Sex? No. No one but a nun or a Mormon would think you have to be married to have sex, now adays. Love? It would be a sad person who refused to feel love for you without the promise of a diamond ring. Commitment? Nope. Plenty of people live together for years and years, quite committed to eachother. Children? Nope. You can have as many of them as you like, without ever having to tie the knot. Heck you can buy them by the dozen from several south-east Asian countries, wet-nurse included.

And, as we all know, marriages don't tend to last long. Which begs the question, why spend all that time and money on some huge ceremony when you'll just get divorced several years later and then have to start over from the beginning? I, frankly, don't understand it.

Admittedly, being gay, I've never felt like I *have to get married, and until recently, being a Californian, I couldn't even if I wanted to. But I suppose at the root of it, huge fussy dresses and stale white cakes mounded with frosting simply fail to stimulate me. Perhaps I'm not feminine enough. I dunno.

Frankly, the old days of two young people, in love, unable to marry but desperately wanting to, ala Romeo and Juliette, is a quaint relic of a bygone age. In fact, it now takes some doing to get married. The cost - prohibitive. The loss of freedom - very scary. The complexity - overwhelming (bridezillas, case in point).

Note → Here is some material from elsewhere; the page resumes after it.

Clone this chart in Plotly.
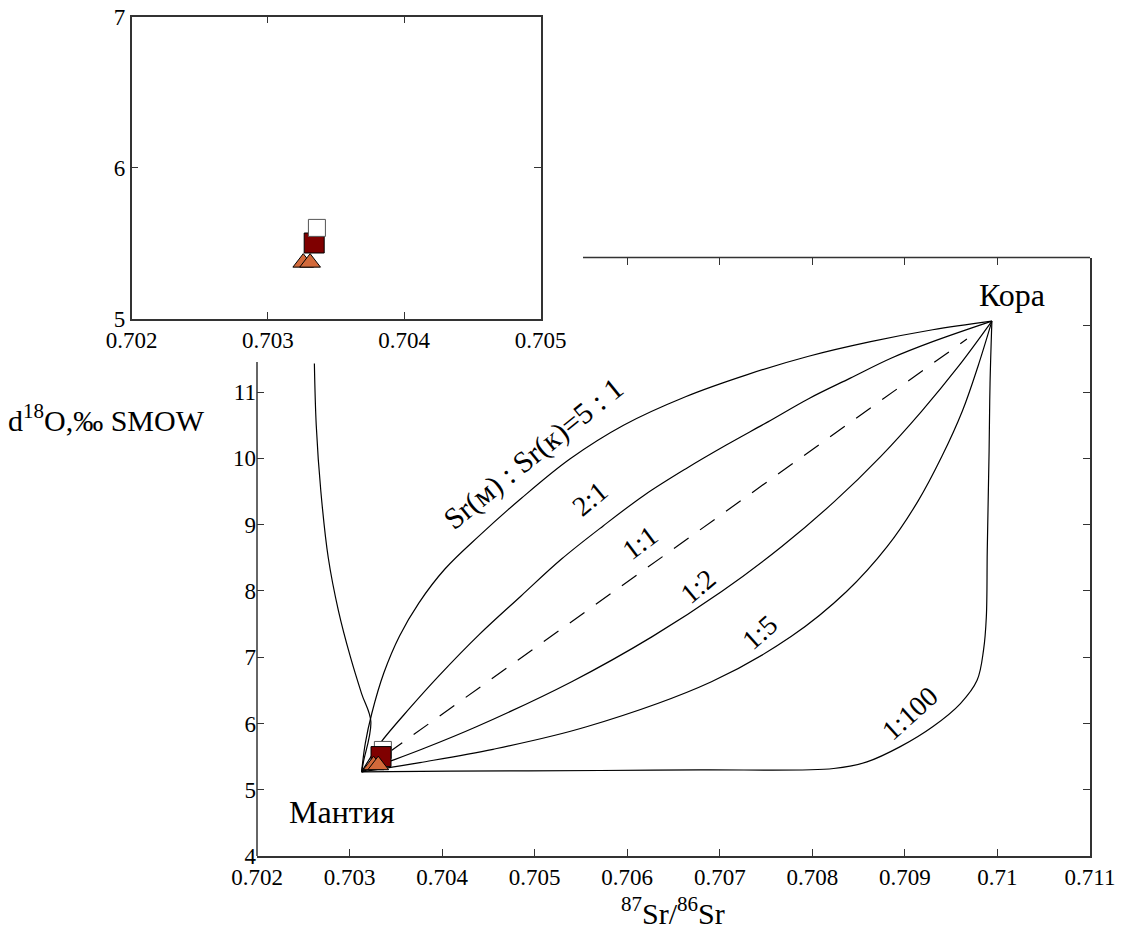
import plotly.graph_objects as go

W, H = 1126, 930

# ---------------- data ----------------
mantle_x, mantle_y = 0.70313, 5.27
crust_x, crust_y = 0.70994, 12.07

# mixing curve Sr(m):Sr(k) = 5:1
mix51_x = [0.70313, 0.70317, 0.70324, 0.70337, 0.70354, 0.70375, 0.70403, 0.70440,
           0.70485, 0.70538, 0.70596, 0.70663, 0.70729, 0.70796, 0.70863, 0.70930, 0.70994]
mix51_y = [5.27, 5.70, 6.15, 6.76, 7.32, 7.82, 8.33, 8.83,
           9.39, 9.99, 10.50, 10.93, 11.26, 11.54, 11.76, 11.94, 12.07]
# 2:1
mix21_x = [0.70313, 0.70333, 0.70365, 0.70396, 0.70440, 0.70485, 0.70529, 0.70574,
           0.70618, 0.70663, 0.70707, 0.70752, 0.70796, 0.70841, 0.70885, 0.70930, 0.70994]
mix21_y = [5.27, 5.70, 6.23, 6.71, 7.34, 7.92, 8.48, 8.98,
           9.44, 9.84, 10.20, 10.55, 10.90, 11.21, 11.51, 11.76, 12.07]
# 1:1 (dashed)
mix11_x = [0.70313, 0.70967]
mix11_y = [5.27, 11.80]
# 1:2
mix12_x = [0.70313, 0.70340, 0.70378, 0.70437, 0.70540, 0.70627, 0.70702, 0.70767,
           0.70824, 0.70874, 0.70918, 0.70958, 0.70994]
mix12_y = [5.27, 5.41, 5.61, 5.95, 6.63, 7.31, 7.99, 8.67,
           9.35, 10.03, 10.71, 11.39, 12.07]
# 1:5
mix15_x = [0.70313, 0.70346, 0.70376, 0.70455, 0.70556, 0.70691, 0.70777, 0.70837,
           0.70881, 0.70914, 0.70940, 0.70962, 0.70979, 0.70994]
mix15_y = [5.27, 5.34, 5.41, 5.61, 5.95, 6.63, 7.31, 7.99,
           8.67, 9.35, 10.03, 10.71, 11.39, 12.07]
# 1:100
mix1100_x = [0.70313, 0.70409, 0.70571, 0.70679, 0.70823, 0.70859, 0.70895, 0.70930,
             0.70960, 0.70978, 0.70985, 0.70988, 0.70989, 0.70991, 0.70992, 0.70994]
mix1100_y = [5.27, 5.28, 5.29, 5.30, 5.32, 5.42, 5.65, 5.95,
             6.30, 6.65, 7.11, 7.61, 8.61, 10.12, 11.13, 12.07]
# steep curve on the left
left_x = [0.70262, 0.70264, 0.70269, 0.70277, 0.70288, 0.70301, 0.70313, 0.70323, 0.70315, 0.70313]
left_y = [11.43, 10.50, 9.50, 8.50, 7.70, 7.00, 6.45, 6.03, 5.42, 5.27]

# samples
open_sq_x, open_sq_y = [0.70336], [5.60]
dark_sq_x, dark_sq_y = [0.70334], [5.50]
tri_x, tri_y = [0.70326, 0.70331], [5.37, 5.37]

# ticks
main_xticks = [0.702, 0.703, 0.704, 0.705, 0.706, 0.707, 0.708, 0.709, 0.710, 0.711]
main_xtext = ["0.702", "0.703", "0.704", "0.705", "0.706", "0.707", "0.708", "0.709", "0.71", "0.711"]
main_yticks = [4, 5, 6, 7, 8, 9, 10, 11]
top_xticks = [0.706, 0.707, 0.708, 0.709, 0.710]
right_yticks = [5, 6, 7, 8, 9, 10, 11, 12]
inset_xticks = [0.702, 0.703, 0.704, 0.705]
inset_xtext = ["0.702", "0.703", "0.704", "0.705"]
inset_yticks = [5, 6, 7]

# curve labels: (text, x, y, angle, size)
curve_labels = [
    ("Sr(м) : Sr(к)=5 : 1", 0.70498, 10.07, -39, 30),
    ("2:1", 0.70560, 9.39, -40, 28),
    ("1:1", 0.70614, 8.73, -37, 28),
    ("1:2", 0.70676, 8.07, -40, 28),
    ("1:5", 0.70743, 7.37, -42, 28),
    ("1:100", 0.70905, 6.15, -42, 28),
]
place_labels = [("Кора", 0.71016, 12.46), ("Мантия", 0.70292, 4.66)]

# ---------------- layout geometry (pixels in the 1126x930 window) ----------------
FONT = "Liberation Serif"
OFF = 8  # page body margin
def px_x(p):
    return (p - OFF) / W
def px_y(p):
    return 1 - (p - OFF) / H

main_l, main_r, main_t, main_b = 257, 1090, 257.5, 856
ins_l, ins_r, ins_t, ins_b = 131.5, 540.5, 16.5, 318.5

fig = go.Figure()

line_style = dict(color="black", width=1.2)
for xs, ys in [(mix51_x, mix51_y), (mix21_x, mix21_y), (mix12_x, mix12_y),
               (mix15_x, mix15_y), (mix1100_x, mix1100_y), (left_x, left_y)]:
    fig.add_trace(go.Scatter(x=xs, y=ys, mode="lines", line=dict(shape="spline", smoothing=1.0, **line_style),
                             showlegend=False, hoverinfo="skip", xaxis="x", yaxis="y"))
fig.add_trace(go.Scatter(x=mix11_x, y=mix11_y, mode="lines",
                         line=dict(color="black", width=1.2, dash="18px,14px"),
                         showlegend=False, hoverinfo="skip", xaxis="x", yaxis="y"))

def sq(xs, ys, color, lc, size, ax, ay):
    return go.Scatter(x=xs, y=ys, mode="markers", xaxis=ax, yaxis=ay, showlegend=False,
                      hoverinfo="skip",
                      marker=dict(symbol="square", size=size, color=color, line=dict(color=lc, width=1)))

def tri(ax, ay):
    return go.Scatter(x=tri_x, y=tri_y, mode="markers", xaxis=ax, yaxis=ay, showlegend=False,
                      hoverinfo="skip",
                      marker=dict(symbol="triangle-up", size=18, color="#D2693A",
                                  line=dict(color="black", width=1)))

# main plot markers
fig.add_trace(sq(open_sq_x, open_sq_y, "white", "#555555", 17, "x", "y"))
fig.add_trace(sq(dark_sq_x, dark_sq_y, "#7F0000", "black", 20, "x", "y"))
fig.add_trace(tri("x", "y"))
# inset markers
fig.add_trace(sq(dark_sq_x, dark_sq_y, "#7F0000", "black", 20, "x2", "y2"))
fig.add_trace(sq(open_sq_x, open_sq_y, "white", "#555555", 17, "x2", "y2"))
fig.add_trace(tri("x2", "y2"))
# invisible trace carrying the top/right tick axes
fig.add_trace(go.Scatter(x=[0.7065], y=[8], mode="markers", marker=dict(opacity=0),
                         xaxis="x3", yaxis="y3", showlegend=False, hoverinfo="skip"))

tickfont = dict(family=FONT, size=23, color="black")
axcommon = dict(showgrid=False, zeroline=False, ticks="inside", ticklen=7, tickwidth=1.2,
                tickcolor="#333333", tickfont=tickfont, automargin=False,
                ticklabeloverflow="allow")

fig.update_layout(
    width=W, height=H, autosize=False,
    margin=dict(l=0, r=0, t=0, b=0, pad=0, autoexpand=False),
    paper_bgcolor="white", plot_bgcolor="white",
    font=dict(family=FONT, color="black"),
    xaxis=dict(domain=[px_x(main_l), px_x(main_r)], range=[0.702, 0.711], anchor="y",
               tickvals=main_xticks, ticktext=main_xtext, showline=True, linecolor="#333333",
               linewidth=1.5, **axcommon),
    yaxis=dict(domain=[px_y(main_b), px_y(main_t)], range=[4, 13.03], anchor="x",
               tickvals=main_yticks, showline=False, **axcommon),
    xaxis3=dict(domain=[px_x(main_l), px_x(main_r)], range=[0.702, 0.711], anchor="y3",
                overlaying="x", side="top", tickvals=top_xticks, showticklabels=False,
                showline=False, **axcommon),
    yaxis3=dict(domain=[px_y(main_b), px_y(main_t)], range=[4, 13.03], anchor="x3",
                overlaying="y", side="right", tickvals=right_yticks, showticklabels=False,
                showline=True, linecolor="#333333", linewidth=1.5, **axcommon),
    xaxis2=dict(domain=[px_x(ins_l), px_x(ins_r)], range=[0.702, 0.705], anchor="y2",
                tickvals=inset_xticks, ticktext=inset_xtext, showline=True, mirror="ticks",
                linecolor="#333333", linewidth=1.5, **axcommon),
    yaxis2=dict(domain=[px_y(ins_b), px_y(ins_t)], range=[5, 7], anchor="x2",
                tickvals=inset_yticks, showline=True, mirror="ticks",
                linecolor="#333333", linewidth=1.5, **axcommon),
)

# visible parts of the main frame (upper-left hidden by the inset)
fig.add_shape(type="line", xref="paper", yref="paper",
              x0=px_x(main_l), x1=px_x(main_l), y0=px_y(main_b), y1=px_y(362),
              line=dict(color="#333333", width=1.5))
fig.add_shape(type="line", xref="paper", yref="paper",
              x0=px_x(583), x1=px_x(main_r), y0=px_y(main_t), y1=px_y(main_t),
              line=dict(color="#333333", width=1.5))

for text, x, y, ang, size in curve_labels:
    fig.add_annotation(x=x, y=y, xref="x", yref="y", text=text, showarrow=False,
                       xanchor="center", yanchor="middle",
                       textangle=ang, font=dict(family=FONT, size=size, color="black"))
for text, x, y in place_labels:
    fig.add_annotation(x=x, y=y, xref="x", yref="y", text=text, showarrow=False,
                       xanchor="center", yanchor="middle",
                       font=dict(family=FONT, size=32, color="black"))

# axis titles
fig.add_annotation(x=px_x(106), y=px_y(418), xref="paper", yref="paper",
                   xanchor="center", yanchor="middle",
                   text="d<sup>18</sup>O,‰ SMOW", showarrow=False,
                   font=dict(family=FONT, size=30, color="black"))
fig.add_annotation(x=px_x(673), y=px_y(911), xref="paper", yref="paper",
                   xanchor="center", yanchor="middle",
                   text="<sup>87</sup>Sr/<sup>86</sup>Sr", showarrow=False,
                   font=dict(family=FONT, size=30, color="black"))

fig.write_html("out.html")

So, all in all, I'd say marriage is a strange, fetish sort of ritual, very much outdated, and seemingly both unnecessary AND unrespected. Perhaps it's time to create a new, more worthwhile ceremony. One that people actual stick with, and appreciate.

ps. I spell eachother automatically, instinctively, and purposely as one word. Because, let's face it, we need -e a c h o t h e r- more and more. We are our brother's keeper, after all.